Hawthorne hedges blooming white and red gave way to elders (common elder; sambucus nigra) that have a white-yellowish bloom before they turn into black berries in the autumn. We had made German friends who had a similar farm set-up to us who were experts on making wines. Not just from the homebrew kit that the local homebrew store had for sale. R&R made wines out of strawberries, rhubarb, redcurrants, blackcurrants and blackberries and elderberries. And a sherry-effect liquor to die for!
My Ex,Mac, considered himself a concerning wine drinker. In Germany, we had only drunk exquisite German dries and Bordeaux wines. Then when we went environmentally friendly, switched to drinking organic wines only because many vineyards –particularly in Chile- had taken to spraying pesticides from the air by plane. A Sunday Times article double paged feature described the congenital birth defects this caused for the 2nd generation of vineyard laborers already. No more such wines for us…!
Our first attempt was elderflower champagne which, strictly speaking, isn’t champagne of course. It hardly has any alcohol, yet it sparkles and is a refreshing spritzy drink even for kids.
Approx. 10 liters of water, 15 big elderflower clusters, ¼ l wine vinegar 2-3 untreated lemons, 1 kg sugar.

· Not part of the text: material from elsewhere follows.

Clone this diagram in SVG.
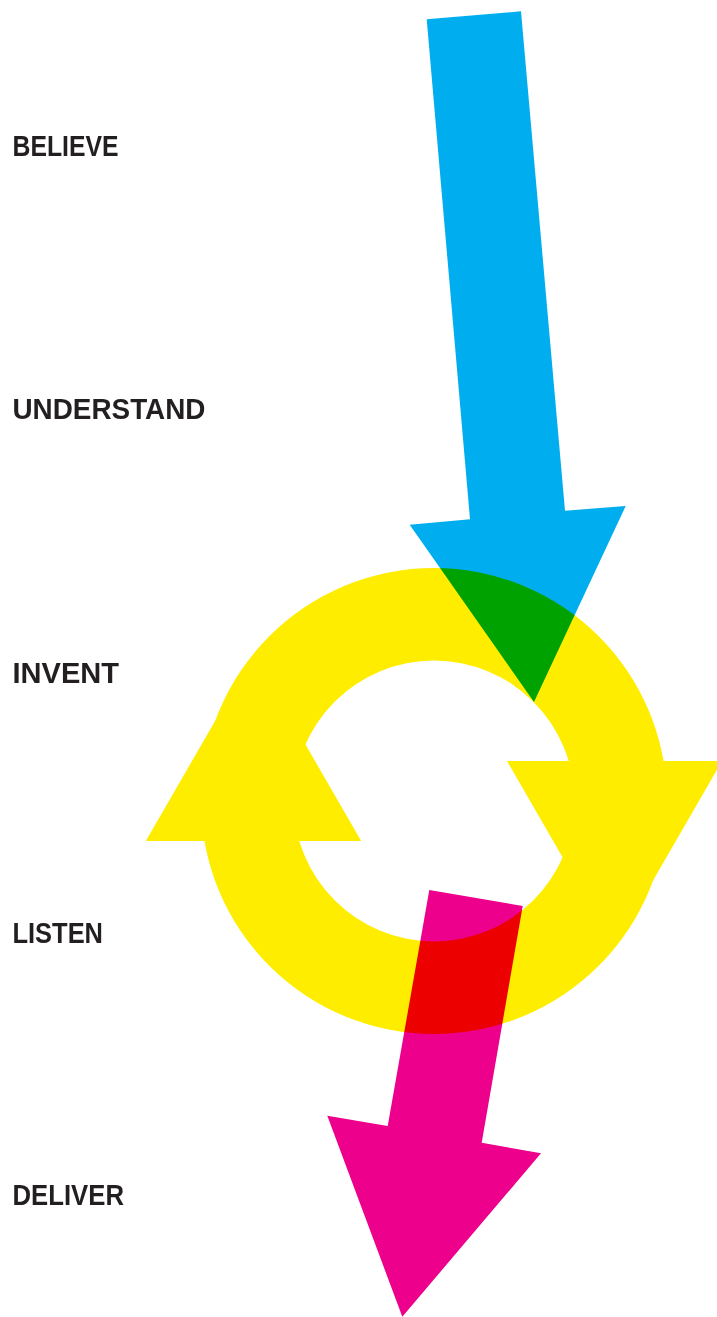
<svg xmlns="http://www.w3.org/2000/svg" width="717" height="1317" viewBox="0 0 717 1317">
  <style>
    .lbl { font-family: "Liberation Sans", Arial, sans-serif; font-weight: bold; font-size: 29px; fill: #231F20; }
    .mul { mix-blend-mode: multiply; }
    .cyan { fill: #00AEEF; }
    .yellow { fill: #FFED00; }
    .magenta { fill: #EC008C; }
  </style>
  <rect width="717" height="1317" fill="#FFFFFF"/>
  <g id="labels">
    <g id="believe"><text class="lbl" x="12.5" y="156" textLength="106" lengthAdjust="spacingAndGlyphs">BELIEVE</text></g>
    <g id="understand"><text class="lbl" x="12.5" y="419" textLength="193" lengthAdjust="spacingAndGlyphs">UNDERSTAND</text></g>
    <g id="invent"><text class="lbl" x="12.5" y="682.5" textLength="106.5" lengthAdjust="spacingAndGlyphs">INVENT</text></g>
    <g id="listen"><text class="lbl" x="12.5" y="943" textLength="90.5" lengthAdjust="spacingAndGlyphs">LISTEN</text></g>
    <g id="deliver"><text class="lbl" x="12.5" y="1205" textLength="111.5" lengthAdjust="spacingAndGlyphs">DELIVER</text></g>
  </g>
  <g id="connectors" style="isolation:isolate">
    <g id="cycle" class="mul yellow">
      <path fill-rule="evenodd" d="M434,568 A233,233 0 1,1 434,1034 A233,233 0 1,1 434,568 Z M434,660.5 A140.5,140.5 0 1,0 434,941.5 A140.5,140.5 0 1,0 434,660.5 Z"/>
      <polygon points="145.8,841 361.2,841 253.5,654.5"/>
      <polygon points="507,761 722,761 614.5,947.2"/>
    </g>
    <polygon id="believe-arrow" class="mul cyan" points="426.7,19.3 521,11.3 565,510.7 625.7,506 534,702 409.7,524.7 470,519.3"/>
    <polygon id="deliver-arrow" class="mul magenta" points="429.3,890 522.7,906 481.7,1142.7 541,1153.3 402.3,1316.7 327.3,1115.7 387.7,1126"/>
  </g>
</svg>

Besides these ingredients you need a big stone or earthenware; thick walled glass bottles, preferably old champagne bottles that can be secured with a cork and wire. Screw tops do blow of under pressure. Wait till you hear that story!
First go for a walk to cut these elderberry blossoms, fully blown, but not over yet. Boil the water, dissolve the sugar in it and cool down. Wash the untreated lemons in hot water and cut into slices.
Check elderflower blossoms for little critters and dirt. Use as much as possible from the thick green stems and then give the blooms together with the lemon slices into the stone pot. Add the wine vinegar to the cooled sugar water to and pour over the flowers and lemons in the stone pot. Cover with a cloth and leave in a sunny place for 4 days. Stir every day with a wooden spoon. Don’t fill the bottle too much but up 4 to 5 cm below the rim. For this filter the liquid through a muslin cloth or very fine sieve.
Seal the bottles and secure the corks! The best place to store them is in a box. Bring to a cooler place (the basement) and leave at least 14 days to mature (bottle fermentation). The champagne sparkles a little already, but at maturity, there's real power, or then again sometimes not.
The development of carbon dioxide differs from year to year. It must depend on the weather or the condition of the blossoms. You can’t predict the amount of CO2 in the bottle.
So be careful when opening the first bottle, unless you want to paint the ceiling anyway. Or better open the first bottle in the garden. Elderberry champagne tastes best chilled: a great refreshing drink on hot days.